Замкнутое кольцо, по которому я двигался вдоль берегов, обязательно приводило меня к неотапливаемому деревянному коттеджу на утесе, возвышавшемся над озером, и четырем примыкающим домикам, битком набитым близкими родственниками. Главы семейств, обитавших в этих домиках, - все они были сверстники отца - тоже детьми проводили лето на озере Максинкуки, куда они пришли почти сразу вслед за индейцамипотаватоми. Они даже придумали для своей мальчишеской компании, если не путаю, индейское имя, эйтомайя, вот как они себя называли. Уже взрослыми, отец называл так и само озеро: "Ну что, ходили на Эйтомайя?" И какой-нибудь кузен - любил порыбачить с протекающей лодки! - какая-нибудь кузина, улегшаяся с книжкой в гамаке, отвечали: "На Эйтомайя? Конечно". Почему Эйтомайя? Да ни почему, просто глупость, напоминавшая про детские годы. Вообще-то имя это произвели от какой-то немецкой фразы типа: "Эй ты, Майер!"
И что из того? Да ничего, всего лишь повод сказать, что индейцевпотаватоми сменяли на озере мальчишки-эйтомайя, а затем и они бесследно исчезли с этих берегов. Словно никогда по ним и не бродили.
Печально об этом думать? Нисколько. Все касавшееся озера запечатлелось у меня в памяти, когда память была еще столь мало обремененной и столь жаждущей любых фактов, так что теперь это мое озеро и останется им, пока я жив. У меня нет желания туда ехать, ведь оно все равно перед глазами. Прошлой весной мне случилось на него взглянуть с высоты примерно шести миль, когда я летел из Луисвилла в Чикаго. Чувств оно у меня вызвало не больше, чем вызвал бы комок грязи, разглядываемый в микроскоп. Потому что там, внизу, было ненастоящее озеро Максинкуки. Настоящее осталось у меня в памяти.
То, которое у меня в памяти, я переплывал, когда мне было одиннадцать лет, с сестрой, пятью годами меня старше, и братом, тот был старше на девять лет, - мы плыли две с половиной мили, ни ярдом меньше, а рядом, подгоняя нас, плыла прохудившаяся лодка. Через тридцать лет сестра умерла. А брат, ставший ученым и занявшийся изучением атмосферы, по- прежнему полон сил, с утра до ночи толкует про облака да про электрические разряды. Времена меняются, но мое озеро не переменится никогда.

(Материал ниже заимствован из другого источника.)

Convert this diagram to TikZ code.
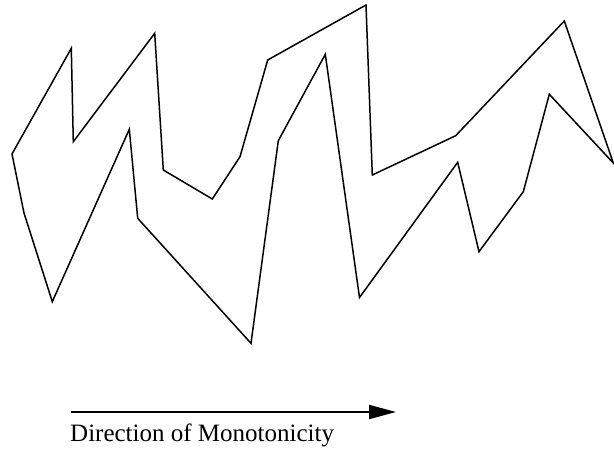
\documentclass[tikz,border=0pt]{standalone}
\usepackage{fontspec}
\setmainfont{Liberation Serif}
\usetikzlibrary{arrows.meta}
\begin{document}
\begin{tikzpicture}[x=1pt,y=-1pt,
  outline/.style={line width=1.5pt,line join=miter},
  dirarrow/.style={line width=2pt,-{Triangle[length=27pt,width=14pt]}},
  caption/.style={font=\fontsize{25}{28}\selectfont,anchor=base west,inner sep=0pt}]
\useasboundingbox (0,0) rectangle (614,458);
\draw[outline] (12,154) -- (71.3,48.3) -- (73.3,141.7) -- (154.7,33.3) -- (163.3,170)
  -- (212.3,199) -- (240,156.7) -- (267.7,60) -- (366,5) -- (372.3,175)
  -- (455.7,135.7) -- (564.3,21) -- (613.3,163)
  -- (549.3,94.3) -- (523.3,191.7) -- (479,251.7) -- (457.7,162.3) -- (359.5,297.5)
  -- (325.3,54.3) -- (278.3,140.7) -- (251,343.3) -- (137.7,218.3) -- (129.3,129.3)
  -- (52.3,301.7) -- (24,213) -- cycle;
\coordinate (a0) at (71,412);
\coordinate (a1) at (396,412);
\draw[dirarrow] (a0) -- (a1);
\node[caption] (lbl) at (70,441) {Direction of Monotonicity};
\end{tikzpicture}
\end{document}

Если бы мне пришло в голову написать роман или пьесу о Максинкуки, получилась бы чеховская вещь, потому что там бы рассказывалось про нескольких подростков, получивших в наследство коттеджик, любимый ими с детства, и пытавшихся мирно в нем ужиться, а потом дети этих подростков вырастают, разбредаются по миру, навсегда покидая родные берега, ну, и так далее. Наш коттедж, которым совместно - и не без склок - владели отец с братом и сестрой, под конец второй мировой войны был продан какому-то незнакомому человеку. Купивший отсрочил на неделю свой переезд, с тем чтобы я, только что демобилизованный и женившийся, мог провести там медовые денечки. Покупатель оказался концертмейстером симфонического оркестра Индианаполиса, значит, должен был быть романтиком. А моя невеста, чье девичье имя Джейн Кокс - она из английской семьи, - призналась, что один ее родственник все возмущался: "Неужели ты вправду намерена связать жизнь с этой немчурой?"